I was reminded of my list of life dreams after reading about a new campaign by WATERisLIFE and agency DDB New York that is raising money and awareness about unclean drinking water in Kenya. Part of the campaign is a moving video highlighted by Jennifer Miller at CoCreate. She explains:
“Kenya Bucket List, a beautiful short film featuring Nkaitole (pronounced Guytolie), a 4-year-old Maasai boy, who experiences a lifetime of experiences in just a few weeks. The point, of course, is that due to the water situation, Nkaitole might not live until his fifth birthday.”
The video is heart-stirring, for sure. (Watch it here.) Nkaitole is adorable, the scenes are breathtaking, and the adventures made me smile. And it did its job of tilling the soil of the heart in order to plant the seeds of hard truth: That 1 in 5 kids in Kenya die before age 5 due to unsafe drinking water—a preventable tragedy.

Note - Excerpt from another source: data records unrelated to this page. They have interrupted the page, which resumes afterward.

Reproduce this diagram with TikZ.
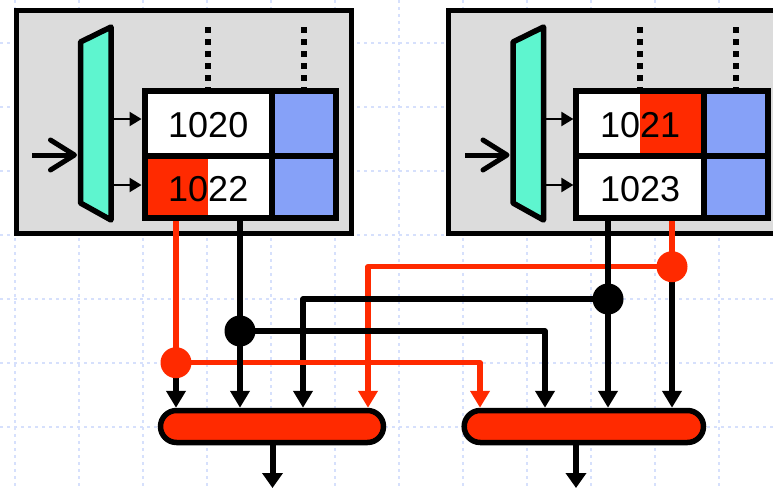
\documentclass[tikz,border=0pt]{standalone}
\usepackage{fontspec}
\setmainfont{Liberation Sans}
\usetikzlibrary{arrows.meta}
\definecolor{redc}{RGB}{255,42,0}
\definecolor{bluec}{RGB}{134,161,248}
\definecolor{aquac}{RGB}{94,245,207}
\definecolor{grayc}{RGB}{220,220,220}
\definecolor{gridc}{RGB}{214,224,252}
\begin{document}
\begin{tikzpicture}[x=1pt,y=-1pt,
  gridl/.style={draw=gridc,line width=1.1pt,dash pattern=on 3pt off 4pt},
  panel/.style={draw,line width=5pt,fill=grayc,rectangle,inner sep=0pt,outer sep=0pt},
  muxst/.style={draw,line width=5.5pt,fill=aquac,line join=round},
  inarrow/.style={line width=5pt,-{Straight Barb[length=24pt,width=30pt,round]}},
  smallarrow/.style={line width=2.2pt,-{Triangle[length=12pt,width=14pt]}},
  cell/.style={draw,line width=6pt,rectangle,inner sep=0pt,text height=29.3pt,text depth=0pt,font=\fontsize{36}{40}\selectfont},
  widecell/.style={cell,minimum width=127.4pt},
  narrowcell/.style={cell,minimum width=64.2pt,fill=bluec},
  toprow/.style={minimum height=64.5pt},
  botrow/.style={minimum height=62.5pt},
  halfleft/.style={path picture={\fill[redc] (path picture bounding box.south west) rectangle (path picture bounding box.north);}},
  halfright/.style={path picture={\fill[redc] (path picture bounding box.south) rectangle (path picture bounding box.north east);}},
  dotline/.style={line width=6pt,dash pattern=on 6pt off 6pt},
  dotnode/.style={circle,inner sep=0pt,minimum size=31pt},
  oval/.style={draw,line width=5.5pt,fill=redc,rounded corners=16pt,minimum height=32pt,inner sep=0pt},
  blackw/.style={line width=5.2pt,draw=black,line join=round},
  redw/.style={line width=5.2pt,draw=redc,line join=round},
  blackarrow/.style={blackw,-{Triangle[length=17pt,width=19pt]}},
  redarrow/.style={redw,-{Triangle[length=17pt,width=19pt]}},
  outarrow/.style={line width=6pt,-{Triangle[length=15pt,width=20pt]}}
]
\useasboundingbox (0,0) rectangle (773,487);
% background grid
\foreach \x in {15,79,...,783} \draw[gridl] (\x,0) -- (\x,487);
\foreach \y in {43,107,...,491} \draw[gridl] (0,\y) -- (773,\y);

% panels
\node[panel,minimum width=335.7pt,minimum height=222pt] (boxL) at (183.85,122) {};
\node[panel,minimum width=351.3pt,minimum height=222pt] (boxR) at (624.35,122) {};

% multiplexers
\draw[muxst] (80.5,42) -- (111,27) -- (111,220) -- (80.5,203) -- cycle;
\draw[muxst] (513,42) -- (543.5,27) -- (543.5,220) -- (513,203) -- cycle;
\coordinate (muxLin) at (77,155);
\coordinate (muxRin) at (509.5,155);
\coordinate (inL) at (32,155);
\coordinate (inR) at (465,155);
\coordinate (muxLo1) at (113.5,119);
\coordinate (muxLo2) at (113.5,185);
\coordinate (muxRo1) at (546,119);
\coordinate (muxRo2) at (546,185);

% tables
\node[widecell,toprow,fill=white] (cellL11) at (208.25,123.25) {1020};
\node[narrowcell,toprow] (cellL12) at (304,123.25) {};
\node[widecell,botrow,fill=white,halfleft] (cellL21) at (208.25,186.75) {1022};
\node[narrowcell,botrow] (cellL22) at (304,186.75) {};
\node[widecell,toprow,fill=white,halfright] (cellR11) at (640.1,123.25) {1021};
\node[narrowcell,toprow] (cellR12) at (735.9,123.25) {};
\node[widecell,botrow,fill=white] (cellR21) at (640.1,186.75) {1023};
\node[narrowcell,botrow] (cellR22) at (735.9,186.75) {};

% input arrows and mux outputs
\draw[inarrow] (inL) -- (muxLin);
\draw[inarrow] (inR) -- (muxRin);
\draw[smallarrow] (muxLo1) -- (muxLo1 -| cellL11.west);
\draw[smallarrow] (muxLo2) -- (muxLo2 -| cellL21.west);
\draw[smallarrow] (muxRo1) -- (muxRo1 -| cellR11.west);
\draw[smallarrow] (muxRo2) -- (muxRo2 -| cellR21.west);

% dotted lines above tables
\foreach \c in {cellL11,cellL12,cellR11,cellR12}
  \draw[dotline] ([yshift=60.7pt]\c.north) -- ([yshift=-2pt]\c.north);

% ovals
\node[oval,minimum width=223pt] (ovalL) at (272,426.5) {};
\node[oval,minimum width=239.3pt] (ovalR) at (583.85,426.5) {};
\coordinate (outL) at (272.5,488);
\coordinate (outR) at (576,488);
\draw[outarrow] (outL |- ovalL.south) -- (outL);
\draw[outarrow] (outR |- ovalR.south) -- (outR);

% junction dots positions
\coordinate (xR1) at (480,0);
\coordinate (xR2) at (545,0);
\coordinate (xL3) at (303,0);
\coordinate (xL4) at (368,0);
\node[dotnode] (dotA) at (176,362.7) {};
\node[dotnode] (dotB) at (240,331) {};
\node[dotnode] (dotC) at (608,299) {};
\node[dotnode] (dotD) at (672,266.7) {};

% wires
\draw[redarrow] (dotD.center) -| (xL4 |- ovalL.north);
\draw[blackarrow] (dotC.center) -| (xL3 |- ovalL.north);
\draw[blackarrow] (dotB.center) -| (xR2 |- ovalR.north);
\draw[redarrow] (dotA.center) -| (xR1 |- ovalR.north);
\draw[redw] (dotA |- cellL21.south) -- (dotA.center);
\draw[blackarrow] (dotA.center) -- (dotA |- ovalL.north);
\draw[blackw] (dotB |- cellL21.south) -- (dotB.center);
\draw[blackarrow] (dotB.center) -- (dotB |- ovalL.north);
\draw[blackw] (dotC |- cellR21.south) -- (dotC.center);
\draw[blackarrow] (dotC.center) -- (dotC |- ovalR.north);
\draw[redw] (dotD |- cellR21.south) -- (dotD.center);
\draw[blackarrow] (dotD.center) -- (dotD |- ovalR.north);

% dots
\fill[redc] (dotA) circle (15.5pt);
\fill[black] (dotB) circle (15.5pt);
\fill[black] (dotC) circle (15.5pt);
\fill[redc] (dotD) circle (15.5pt);
\end{tikzpicture}
\end{document}
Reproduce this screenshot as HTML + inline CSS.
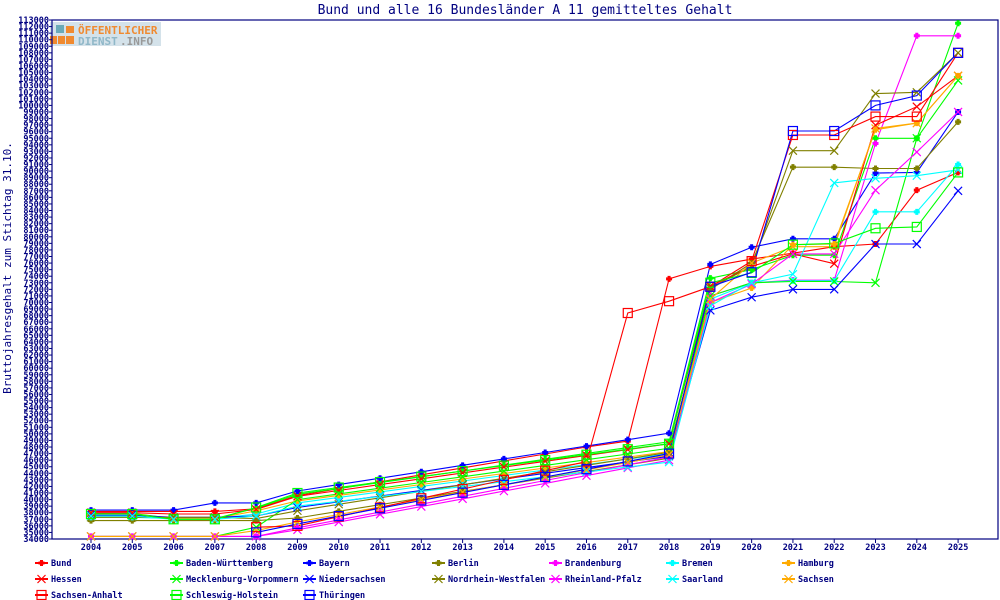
<!DOCTYPE html>
<html><head><meta charset="utf-8">
<style>
html,body{margin:0;padding:0;background:#fff;}
svg{display:block;}
text{font-family:"DejaVu Sans Mono","Liberation Mono",monospace;}
</style></head>
<body>
<svg id="c" width="1000" height="600" xmlns="http://www.w3.org/2000/svg"></svg>
<script>
const S=document.getElementById('c');
const NS='http://www.w3.org/2000/svg';
function el(t,a,txt){const e=document.createElementNS(NS,t);for(const k in a)e.setAttribute(k,a[k]);if(txt!==undefined)e.textContent=txt;S.appendChild(e);return e;}
const L=52,T=20,R=998,B=539;
const yv=v=>B-(v-34)*(B-T)/79;
const xv=i=>91+i*41.29;
// logo
el('rect',{x:50,y:22,width:111,height:24,fill:'#d4e2ea'});
el('rect',{x:56,y:25,width:8,height:8,fill:'#6aaab8'});
el('rect',{x:66,y:26,width:8,height:7,fill:'#f08a30'});
el('rect',{x:50,y:36,width:7,height:8,fill:'#f08a30'});
el('rect',{x:58,y:36,width:7,height:8,fill:'#f08a30'});
el('rect',{x:66,y:36,width:8,height:8,fill:'#f08a30'});
el('text',{x:78,y:34,'font-family':'Liberation Sans, sans-serif','font-weight':'bold','font-size':'11',fill:'#f08a30'},'ÖFFENTLICHER');
el('text',{x:78,y:45,'font-family':'Liberation Sans, sans-serif','font-weight':'bold','font-size':'11',fill:'#8fb7c8'},'DIENST');
el('text',{x:120,y:45,'font-family':'Liberation Sans, sans-serif','font-weight':'bold','font-size':'11',fill:'#999'},'.INFO');
// title
el('text',{x:525,y:14,'font-size':'13','text-anchor':'middle',fill:'#000080'},'Bund und alle 16 Bundesländer A 11 gemitteltes Gehalt');
el('text',{x:0,y:0,'font-size':'11','text-anchor':'middle',fill:'#000080',transform:'translate(11,268) rotate(-90)'},'Bruttojahresgehalt zum Stichtag 31.10.');
// axes
el('rect',{x:L,y:T,width:R-L,height:B-T,fill:'none',stroke:'#000080','stroke-width':1.2});
for(let v=34;v<=113;v++){const y=yv(v);
 el('line',{x1:L-3,y1:y,x2:L,y2:y,stroke:'#000080'});
 el('text',{x:49,y:y+3,'font-size':'8.5','font-weight':'bold','text-anchor':'end',fill:'#000080'},(v*1000)+'');}
for(let i=0;i<22;i++){const x=xv(i);el('line',{x1:x,y1:B,x2:x,y2:B+4,stroke:'#000080'});
 el('text',{x:x,y:550,'font-size':'8.5','font-weight':'bold','text-anchor':'middle',fill:'#000080'},(2004+i)+'');}
function mk(e,a,b,c,d){const o=[...e];const n=8;for(let i=0;i<n;i++)o.push(a+(b-a)*i/(n-1));o.push(c,d);return o;}
function ser(e,a09,a18,late){const o=[...e];for(let i=0;i<10;i++)o.push(a09+(a18-a09)*i/9);return o.concat(late);}
const D=[
['Bund','#ff0000','f',mk([38.2,38.2,38.2,38.2,38.6],40.6,48.0,48.9,73.6).concat([75.5,76.6,77.5,78.5,78.9,87.1,89.8])],
['Baden-Württemberg','#00ff00','f',ser([37.9,37.9,37.1,37.1,38.7],40.8,48.8,[73.7,75,77.2,77.2,95,95,112.5])],
['Bayern','#0000ff','f',ser([38.4,38.4,38.4,39.5,39.5],41.3,50.1,[75.8,78.4,79.7,79.7,89.7,89.8,99])],
['Berlin','#808000','f',ser([36.8,36.8,36.8,36.8,36.8],37.2,46.3,[72,76,90.6,90.6,90.4,90.4,97.5])],
['Brandenburg','#ff00ff','f',ser([34.4,34.4,34.4,34.4,34.4],35.7,46.5,[71,73,73.4,73.4,94.2,110.6,110.6])],
['Bremen','#00ffff','f',ser([37.3,37.3,37.1,37.1,37.8],39.5,47,[70.5,73,73.3,73.3,83.8,83.8,91])],
['Hamburg','#ffaa00','f',ser([37.8,37.8,37.1,37.1,38.3],39.8,47.3,[70,72.2,78.8,78.9,96.3,97.3,104.5])],
['Hessen','#ff0000','x',ser([38,38,37.8,37.8,38.5],40.5,48.5,[72.5,75.5,77.4,75.9,97,99.8,104.5])],
['Mecklenburg-Vorpommern','#00ff00','x',ser([34.4,34.4,34.4,34.4,35.8],40,47.8,[71,73,73.2,73.2,73,95,103.8])],
['Niedersachsen','#0000ff','x',ser([37.6,37.6,37.3,37.3,37.5],38.8,46.6,[68.8,70.8,72,72,78.9,78.9,87])],
['Nordrhein-Westfalen','#808000','x',ser([37.3,37.3,37.3,37.3,37.1],38.3,47.2,[72.2,75.5,93.1,93.1,101.8,102,108])],
['Rheinland-Pfalz','#ff00ff','x',ser([34.4,34.4,34.4,34.4,34.4],35.4,46,[70,72.8,77.4,77.4,87.1,92.9,99])],
['Saarland','#00ffff','x',ser([37.5,37.5,37,37,37.5],39,45.7,[69.5,73,74.3,88.2,88.9,89.3,90.2])],
['Sachsen','#ffaa00','x',ser([34.4,34.4,34.4,34.4,35.3],36.6,46.8,[70.5,76,78.5,78.5,96.5,97.3,104.5])],
['Sachsen-Anhalt','#ff0000','s',[null,null,null,null,35.8,36,37.4,38.8,40.2,41.6,43,44.4,45.8,68.4,70.2,72.4,76.3,95.5,95.5,98.3,98.3,108]],
['Schleswig-Holstein','#00ff00','s',ser([37.8,37.8,37,37,38.8],41,48.5,[73,74.5,78.8,79,81.3,81.5,89.8])],
['Thüringen','#0000ff','s',ser([null,null,null,null,35],36.3,47,[72.4,74.6,96.1,96.1,100,101.5,108])]
];
function marker(t,c,x,y){
 if(t=='f'){el('path',{d:`M${x-3} ${y-1.5}h1.5v-1.5h3v1.5h1.5v3h-1.5v1.5h-3v-1.5h-1.5z`,fill:c});}
 else if(t=='x'){el('path',{d:`M${x-4} ${y-4}L${x+4} ${y+4}M${x-4} ${y+4}L${x+4} ${y-4}`,stroke:c,'stroke-width':1.2,fill:'none'});}
 else el('rect',{x:x-4.5,y:y-4.5,width:9,height:9,fill:'none',stroke:c,'stroke-width':1.2});
}
D.forEach(s=>{let p='';s[3].forEach((v,i)=>{if(v==null)return;p+=(p?'L':'M')+xv(i).toFixed(1)+' '+yv(v).toFixed(1);});
 el('path',{d:p,fill:'none',stroke:s[1],'stroke-width':1.1});});
D.forEach(s=>{s[3].forEach((v,i)=>{if(v!=null)marker(s[2],s[1],xv(i),yv(v));});});
// legend
const cx=[35,170,303,432,549,666,782];
D.forEach((s,k)=>{const col=k%7,row=Math.floor(k/7);const x=cx[col],y=563+row*16;
 el('line',{x1:x,y1:y,x2:x+13,y2:y,stroke:s[1],'stroke-width':2});
 marker(s[2],s[1],x+6.5,y);
 el('text',{x:x+16,y:y+3,'font-size':'8.5','font-weight':'bold',fill:'#000080'},s[0]);});
</script>
</body></html>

It would be easy, in analyzing this campaign, to go for guilt by comparing the typical American’s life that allows for bucket list dreams with that of the typical Kenyan child whose greatest need is merely to live past age 5. Instead, I found this video to reveal what is similar between what Nkaitole put on his list and what I find on mine. He wanted to see the ocean, fly like a bird, play, run, sail upon the water, float in the air, drive fast, and dig in the dirt. My dreams aren’t much different, but I have access to clean water and other health care that make my bucket list pursuits more likely.
The campaign reminded me of this truth: Life is worth living. And I want to use my days, my resources, and my skills to multiply life to those who are at risk of having theirs needlessly cut short.